**What is being asked:**
Look for the line containing "Reproduce this chart" and the line containing "const DAYS = ['Day" in the entries below. Copy those two and all lines between them exactly, leaving out pictures.

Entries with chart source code

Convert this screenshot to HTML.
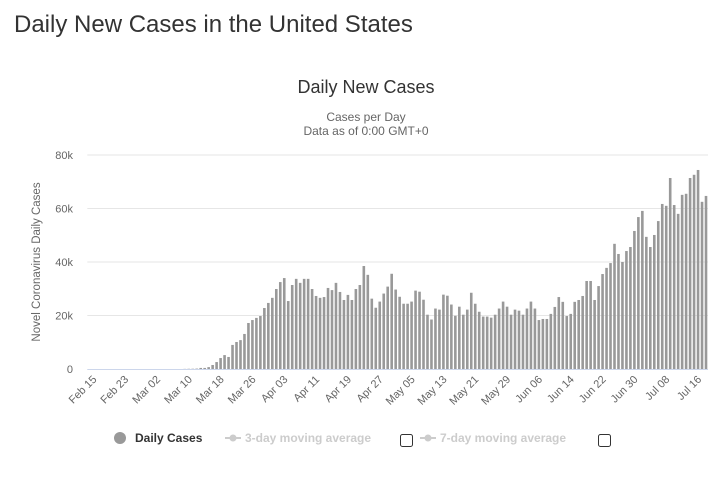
<!DOCTYPE html>
<html><head><meta charset="utf-8"><style>
body{margin:0;background:#fff;width:724px;height:479px;overflow:hidden;font-family:"Liberation Sans",sans-serif}
#t{position:absolute;left:14px;top:11px;font-size:24px;color:#333;margin:0;font-weight:normal}
</style></head><body>
<h1 id="t">Daily New Cases in the United States</h1>
<svg id="c" width="724" height="479" style="position:absolute;left:0;top:0"></svg>
<script>
const categories=["Feb 15","Feb 23","Mar 02","Mar 10","Mar 18","Mar 26","Apr 03","Apr 11","Apr 19","Apr 27","May 05","May 13","May 21","May 29","Jun 06","Jun 14","Jun 22","Jun 30","Jul 08","Jul 16"];
const yTicks=[0,20000,40000,60000,80000];
const yTickLabels=["0","20k","40k","60k","80k"];
const earlyCases=[0,0,0,0,0,0,0,0,0,0,0,0,0,0,0,0,0,0,0,0,0,0,0,0,50,80,100,150];
const dailyCases=[400,400,700,1500,2600,4100,5200,4500,9000,10100,10800,13100,17200,18300,19100,19800,22800,24700,26600,29900,32500,34000,25400,31400,33700,32200,33700,33700,29900,27300,26600,26900,30300,29500,32200,28800,25800,27700,25800,29900,31400,38500,35200,
26300,22900,25200,28200,30800,35600,29700,27000,24400,24400,25200,29300,28900,25900,20300,18500,22600,22200,27800,27400,24100,19900,23300,20300,22200,28500,24400,21400,19600,19600,19200,20300,22600,25200,23300,20300,22200,21800,20300,22600,25200,22600,
18300,18700,18700,20600,23200,26900,25100,19800,20600,25100,25800,27300,32900,32900,25800,31000,35500,37800,39600,46800,43000,40000,44100,45600,51600,56800,59100,49400,45600,50100,55300,61700,61000,71400,61300,58000,65100,65500,71400,72600,74400,62500,64700];
const values=earlyCases.concat(dailyCases);
const NS="http://www.w3.org/2000/svg";
const svg=document.getElementById('c');
const L=87.3,R=708,Y0=369,YT=155;
const n=values.length,bw=(R-L)/n;
const xC=i=>L+bw*(i+0.5);
const yS=v=>Y0-(v/80000)*(Y0-YT);
function mk(tag,attrs,txt){const e=document.createElementNS(NS,tag);for(const k in attrs)e.setAttribute(k,attrs[k]);if(txt!==undefined)e.textContent=txt;svg.appendChild(e);return e;}
let e;
e=mk('text',{x:366,y:93,'text-anchor':'middle','font-size':18,fill:'#333'},'Daily New Cases');


e=mk('text',{x:366,y:121,'text-anchor':'middle','font-size':12,fill:'#666'},'Cases per Day');


e=mk('text',{x:366,y:135,'text-anchor':'middle','font-size':12,fill:'#666'},'Data as of 0:00 GMT+0');


yTicks.forEach((v,i)=>{
  if(i>0){e=mk('line',{x1:L,x2:R,y1:yS(v),y2:yS(v),stroke:'#e6e6e6','stroke-width':1});
  
  }
  e=mk('text',{x:73,y:yS(v)+4,'text-anchor':'end','font-size':11,fill:'#666'},yTickLabels[i]);
  
  
});
e=mk('text',{x:0,y:0,transform:'translate(40,262) rotate(-90)','text-anchor':'middle','font-size':11.5,fill:'#666'},'Novel Coronavirus Daily Cases');


values.forEach((v,i)=>{
  const y=yS(v);
  e=mk('rect',{x:xC(i)-1.3,y:y,width:2.6,height:Y0-y,fill:'#999'});
  
  
});
e=mk('line',{x1:L,x2:R,y1:Y0+0.5,y2:Y0+0.5,stroke:'#ccd6eb','stroke-width':1});


categories.forEach((c,k)=>{
  const x=xC(k*8)+8;
  e=mk('text',{x:0,y:0,transform:`translate(${x},380) rotate(-45)`,'text-anchor':'end','font-size':11,fill:'#666'},c);
  
  
});
e=mk('circle',{cx:120,cy:438,r:6,fill:'#999'});


e=mk('text',{x:135,y:442,'font-size':12,'font-weight':'bold',fill:'#333'},'Daily Cases');


[[225,'3-day moving average',400],[420,'7-day moving average',598]].forEach(([x,t,cb],j)=>{
  e=mk('line',{x1:x,x2:x+16,y1:438,y2:438,stroke:'#ccc','stroke-width':2});
  
  
  e=mk('circle',{cx:x+8,cy:438,r:3.5,fill:'#ccc'});
  
  
  e=mk('text',{x:x+20,y:442,'font-size':12,'font-weight':'bold',fill:'#ccc'},t);
  
  
  e=mk('rect',{x:cb+0.5,y:434.5,width:12,height:12,rx:2,fill:'#fff',stroke:'#333','stroke-width':1});
  
  
});
</script>
</body></html>
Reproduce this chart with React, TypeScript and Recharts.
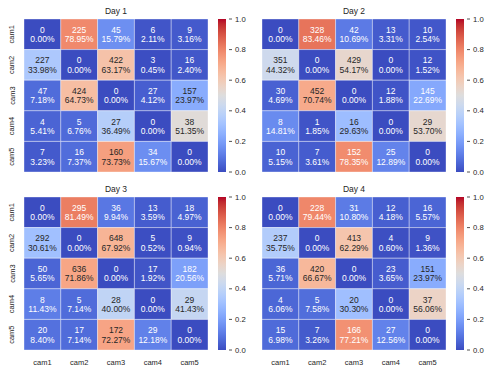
import React from 'react';
import {
  ScatterChart, Scatter, XAxis, YAxis, ReferenceArea,
  BarChart, Bar,
} from 'recharts';

const CAMS = ['cam1', 'cam2', 'cam3', 'cam4', 'cam5'];
const DAYS = ['Day 1', 'Day 2', 'Day 3', 'Day 4'];

const DAY1_COUNTS = [[0, 225, 45, 6, 9], [227, 0, 422, 3, 16], [47, 424, 0, 27, 157], [4, 5, 27, 0, 38], [7, 16, 160, 34, 0]];
const DAY1_PCTS = [[0, 78.95, 15.79, 2.11, 3.16], [33.98, 0, 63.17, 0.45, 2.4], [7.18, 64.73, 0, 4.12, 23.97], [5.41, 6.76, 36.49, 0, 51.35], [3.23, 7.37, 73.73, 15.67, 0]];

const DAY2_COUNTS = [[0, 328, 42, 13, 10], [351, 0, 429, 0, 12], [30, 452, 0, 12, 145], [8, 1, 16, 0, 29], [10, 7, 152, 25, 0]];
const DAY2_PCTS = [[0, 83.46, 10.69, 3.31, 2.54], [44.32, 0, 54.17, 0, 1.52], [4.69, 70.74, 0, 1.88, 22.69], [14.81, 1.85, 29.63, 0, 53.7], [5.15, 3.61, 78.35, 12.89, 0]];

const DAY3_COUNTS = [[0, 295, 36, 13, 18], [292, 0, 648, 5, 9], [50, 636, 0, 17, 182], [8, 5, 28, 0, 29], [20, 17, 172, 29, 0]];
const DAY3_PCTS = [[0, 81.49, 9.94, 3.59, 4.97], [30.61, 0, 67.92, 0.52, 0.94], [5.65, 71.86, 0, 1.92, 20.56], [11.43, 7.14, 40.0, 0, 41.43], [8.4, 7.14, 72.27, 12.18, 0]];

const DAY4_COUNTS = [[0, 228, 31, 12, 16], [237, 0, 413, 4, 9], [36, 420, 0, 23, 151], [4, 5, 20, 0, 37], [15, 7, 166, 27, 0]];
const DAY4_PCTS = [[0, 79.44, 10.8, 4.18, 5.57], [35.75, 0, 62.29, 0.6, 1.36], [5.71, 66.67, 0, 3.65, 23.97], [6.06, 7.58, 30.3, 0, 56.06], [6.98, 3.26, 77.21, 12.56, 0]];

const CBAR_TICKS = [0, 0.2, 0.4, 0.6, 0.8, 1.0];
const CBAR_RANGE = [{ name: 'cbar', v: 1 }];

// matplotlib coolwarm, sampled every 1/32
const COOLWARM: number[][] = [
  [59, 76, 192], [68, 90, 204], [77, 104, 215], [87, 117, 225], [98, 130, 234], [108, 142, 241],
  [119, 154, 247], [130, 165, 251], [141, 176, 254], [152, 185, 255], [163, 194, 255], [174, 201, 253],
  [184, 208, 249], [194, 213, 244], [204, 217, 238], [213, 219, 230], [221, 221, 221], [229, 216, 209],
  [236, 211, 197], [241, 204, 184], [245, 196, 172], [247, 187, 159], [247, 177, 147], [247, 166, 134],
  [244, 154, 123], [241, 141, 111], [236, 127, 99], [229, 112, 88], [222, 96, 77], [213, 80, 66],
  [203, 62, 56], [192, 40, 47], [180, 4, 38],
];

const FONT = '"Liberation Sans", Arial, sans-serif';
const DARK = '#262626';

function cmap(t: number): number[] {
  const v = Math.max(0, Math.min(1, t)) * (COOLWARM.length - 1);
  const i = Math.min(Math.floor(v), COOLWARM.length - 2);
  const f = v - i;
  return COOLWARM[i].map((c, k) => Math.round(c + (COOLWARM[i + 1][k] - c) * f));
}

const rgb = (c: number[]) => `rgb(${c[0]},${c[1]},${c[2]})`;

// same rule seaborn uses to pick annotation colour
function luminance(c: number[]) {
  const lin = c.map((x) => {
    const s = x / 255;
    return s <= 0.03928 ? s / 12.92 : Math.pow((s + 0.055) / 1.055, 2.4);
  });
  return 0.2126 * lin[0] + 0.7152 * lin[1] + 0.0722 * lin[2];
}

const CellText = (props: any) => {
  const { cx, cy, payload } = props;
  const col = cmap(payload.pct / 100);
  const fill = luminance(col) > 0.408 ? DARK : '#ffffff';
  return (
    <g>
      <text x={cx} y={cy - 4.6} textAnchor="middle" dominantBaseline="central" fontSize={8.5} fontFamily={FONT} fill={fill}>
        {payload.count}
      </text>
      <text x={cx} y={cy + 4.8} textAnchor="middle" dominantBaseline="central" fontSize={8.5} fontFamily={FONT} fill={fill}>
        {payload.pct.toFixed(2)}%
      </text>
    </g>
  );
};

const YTick = (props: any) => {
  const { y, payload } = props;
  return (
    <text x={12} y={y} transform={`rotate(-90 12 ${y})`} textAnchor="middle" dominantBaseline="central" fontSize={7.5} fontFamily={FONT} fill={DARK}>
      {CAMS[Math.floor(payload.value)]}
    </text>
  );
};

const XTick = (props: any) => {
  const { x, y, payload } = props;
  return (
    <text x={x} y={y + 4} textAnchor="middle" dominantBaseline="central" fontSize={7.5} fontFamily={FONT} fill={DARK}>
      {CAMS[Math.floor(payload.value)]}
    </text>
  );
};

const CbarTick = (props: any) => {
  const { x, y, payload } = props;
  return (
    <g>
      <line x1={x - 5} x2={x - 2} y1={y} y2={y} stroke={DARK} strokeWidth={0.8} />
      <text x={x + 1} y={y} textAnchor="start" dominantBaseline="central" fontSize={7.7} fontFamily={FONT} fill={DARK}>
        {payload.value.toFixed(1)}
      </text>
    </g>
  );
};

interface PanelProps {
  title: string;
  counts: number[][];
  pcts: number[][];
  left: number;
  top: number;
  showX: boolean;
  showY: boolean;
}

function HeatPanel({ title, counts, pcts, left, top, showX, showY }: PanelProps) {
  const cells = counts.flatMap((row, r) =>
    row.map((count, c) => ({ x: c + 0.5, y: r + 0.5, row: r, col: c, count, pct: pcts[r][c] }))
  );
  const plotLeft = showY ? 24 : 12;
  const ticks = CAMS.map((_, i) => i + 0.5);

  return (
    <>
      <div style={{ position: 'absolute', left: left + plotLeft, top: top + 6, width: 184, textAlign: 'center', fontFamily: FONT, fontSize: 8.5, color: DARK }}>
        {title}
      </div>
      <div style={{ position: 'absolute', left, top }}>
        <ScatterChart width={215} height={197} margin={{ top: 19, right: 215 - plotLeft - 184, bottom: showX ? 5 : 25, left: showY ? 0 : 12 }}>
          <XAxis type="number" dataKey="x" domain={[0, 5]} ticks={ticks} hide={!showX} height={20}
            axisLine={false} tickLine={false} tick={<XTick />} />
          <YAxis type="number" dataKey="y" domain={[0, 5]} reversed ticks={ticks} hide={!showY} width={24}
            axisLine={false} tickLine={false} tick={<YTick />} />
          {cells.map((d) => (
            <ReferenceArea key={`${d.row}-${d.col}`} x1={d.col} x2={d.col + 1} y1={d.row} y2={d.row + 1}
              fill={rgb(cmap(d.pct / 100))} fillOpacity={1} stroke="#ffffff" strokeOpacity={0.6} strokeWidth={0.6} />
          ))}
          <Scatter data={cells} shape={<CellText />} isAnimationActive={false} />
        </ScatterChart>
      </div>
      <div style={{ position: 'absolute', left: left + plotLeft + 194, top }}>
        <BarChart width={50} height={197} data={CBAR_RANGE} barCategoryGap={0}
          margin={{ top: 19, right: 0, bottom: 25, left: 0 }}>
          <XAxis dataKey="name" hide />
          <YAxis orientation="right" domain={[0, 1]} ticks={CBAR_TICKS} width={42} axisLine={false}
            tickLine={false} tick={<CbarTick />} />
          <Bar dataKey="v" fill="url(#coolwarm-grad)" isAnimationActive={false} />
        </BarChart>
      </div>
    </>
  );
}

export default function App() {
  return (
    <div style={{ position: 'absolute', left: 0, top: 0, width: 500, height: 375, background: '#ffffff', overflow: 'hidden' }}>
      <svg width={0} height={0} style={{ position: 'absolute' }}>
        <defs>
          <linearGradient id="coolwarm-grad" x1="0" y1="1" x2="0" y2="0">
            {COOLWARM.map((c, i) => (
              <stop key={i} offset={i / (COOLWARM.length - 1)} stopColor={rgb(c)} />
            ))}
          </linearGradient>
        </defs>
      </svg>
      <HeatPanel title={DAYS[0]} counts={DAY1_COUNTS} pcts={DAY1_PCTS} left={0} top={0} showX={false} showY />
      <HeatPanel title={DAYS[1]} counts={DAY2_COUNTS} pcts={DAY2_PCTS} left={250} top={0} showX={false} showY={false} />
      <HeatPanel title={DAYS[2]} counts={DAY3_COUNTS} pcts={DAY3_PCTS} left={0} top={178} showX showY />
      <HeatPanel title={DAYS[3]} counts={DAY4_COUNTS} pcts={DAY4_PCTS} left={250} top={178} showX showY={false} />
    </div>
  );
}
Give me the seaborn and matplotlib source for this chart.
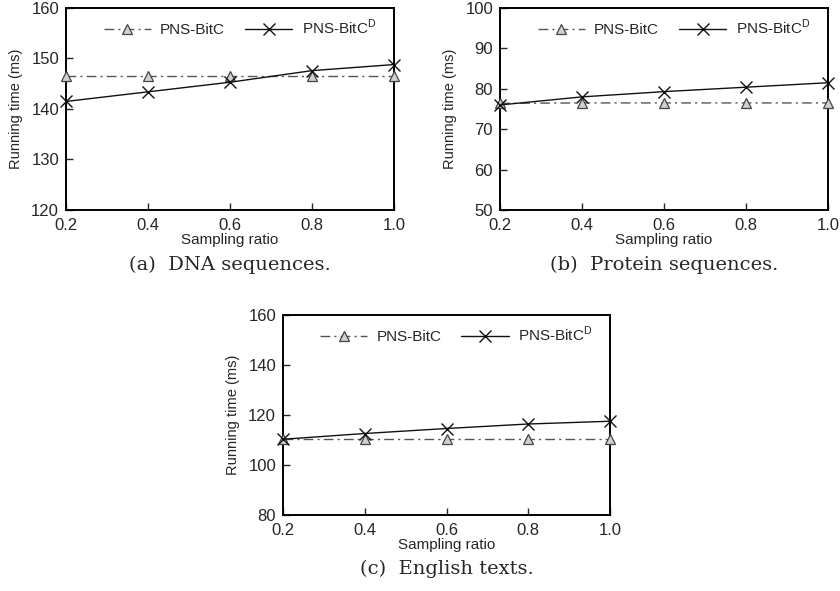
import numpy as np
import pandas as pd
import matplotlib
matplotlib.use("Agg")
import matplotlib.pyplot as plt
import seaborn as sns

ratios = [0.2, 0.4, 0.6, 0.8, 1.0]

dna_bitc = [146.5, 146.5, 146.5, 146.5, 146.5]
dna_bitcd = [141.5, 143.4, 145.3, 147.6, 148.8]

protein_bitc = [76.4, 76.5, 76.5, 76.5, 76.5]
protein_bitcd = [76.0, 78.0, 79.3, 80.4, 81.5]

english_bitc = [110.5, 110.5, 110.5, 110.5, 110.5]
english_bitcd = [110.3, 112.6, 114.6, 116.4, 117.5]

series_names = ["PNS-BitC", "PNS-BitC$^{\\mathrm{D}}$"]
captions = ["(a)  DNA sequences.", "(b)  Protein sequences.", "(c)  English texts."]
ylims = [(120, 160, 10), (50, 100, 10), (80, 160, 20)]

sns.set_style("ticks")
plt.rcParams['font.family'] = ['Liberation Sans', 'DejaVu Sans']
plt.rcParams['mathtext.fontset'] = 'custom'
plt.rcParams['mathtext.rm'] = 'Liberation Sans'

W, H = 840, 591
fig = plt.figure(figsize=(W / 100, H / 100), dpi=100)

# axes boxes in pixels: left, top, right, bottom
boxes = [(66, 8, 394, 210), (500, 8, 828, 210), (283, 315, 610, 515)]
panels = [(dna_bitc, dna_bitcd), (protein_bitc, protein_bitcd), (english_bitc, english_bitcd)]

for (l, t, r, b), (s1, s2), cap, (lo, hi, step) in zip(boxes, panels, captions, ylims):
    ax = fig.add_axes([l / W, 1 - b / H, (r - l) / W, (b - t) / H])
    df = pd.DataFrame({
        "ratio": ratios * 2,
        "time": s1 + s2,
        "method": [series_names[0]] * 5 + [series_names[1]] * 5,
    })
    sns.lineplot(data=df[df.method == series_names[0]], x="ratio", y="time", ax=ax,
                 color="#555555", linestyle=(0, (7, 3, 1.5, 3)), linewidth=1.0,
                 marker="^", markersize=7, markerfacecolor="#d0d0d0",
                 markeredgecolor="#444444", markeredgewidth=0.9,
                 label=series_names[0], clip_on=False, zorder=3)
    sns.lineplot(data=df[df.method == series_names[1]], x="ratio", y="time", ax=ax,
                 color="#111111", linestyle="-", linewidth=1.0,
                 marker="x", markersize=9, markeredgewidth=1.0,
                 markeredgecolor="#111111", label=series_names[1],
                 clip_on=False, zorder=4)
    ax.set_xlim(0.2, 1.0)
    ax.set_ylim(lo, hi)
    ax.set_xticks(ratios)
    ax.set_xticklabels(["0.2", "0.4", "0.6", "0.8", "1.0"])
    ax.set_yticks(np.arange(lo, hi + 1, step))
    ax.tick_params(direction="in", length=5, width=1, labelsize=12, top=False, right=False)
    ax.tick_params(axis="x", pad=6)
    ax.tick_params(axis="y", pad=5)
    for sp in ax.spines.values():
        sp.set_visible(True)
        sp.set_linewidth(1.4)
        sp.set_color("black")
    ax.set_xlabel("Sampling ratio", fontsize=11, labelpad=0)
    ax.set_ylabel("Running time (ms)", fontsize=10.5, labelpad=6)
    ax.legend(loc="upper center", bbox_to_anchor=(0.53, 1.02), ncol=2, frameon=False,
              fontsize=11, handlelength=3.1, columnspacing=1.3, handletextpad=0.6)
    ax.text(0.5, -0.27, cap, transform=ax.transAxes, ha="center", va="center",
            fontsize=14, family="DejaVu Serif")

fig.savefig("out.png", dpi=100)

**Completed exercise:**
Reproduce this chart with React, TypeScript and Recharts.
import React from 'react';
import {
  ScatterChart, Scatter, XAxis, YAxis, ReferenceArea,
  BarChart, Bar,
} from 'recharts';

const CAMS = ['cam1', 'cam2', 'cam3', 'cam4', 'cam5'];
const DAYS = ['Day 1', 'Day 2', 'Day 3', 'Day 4'];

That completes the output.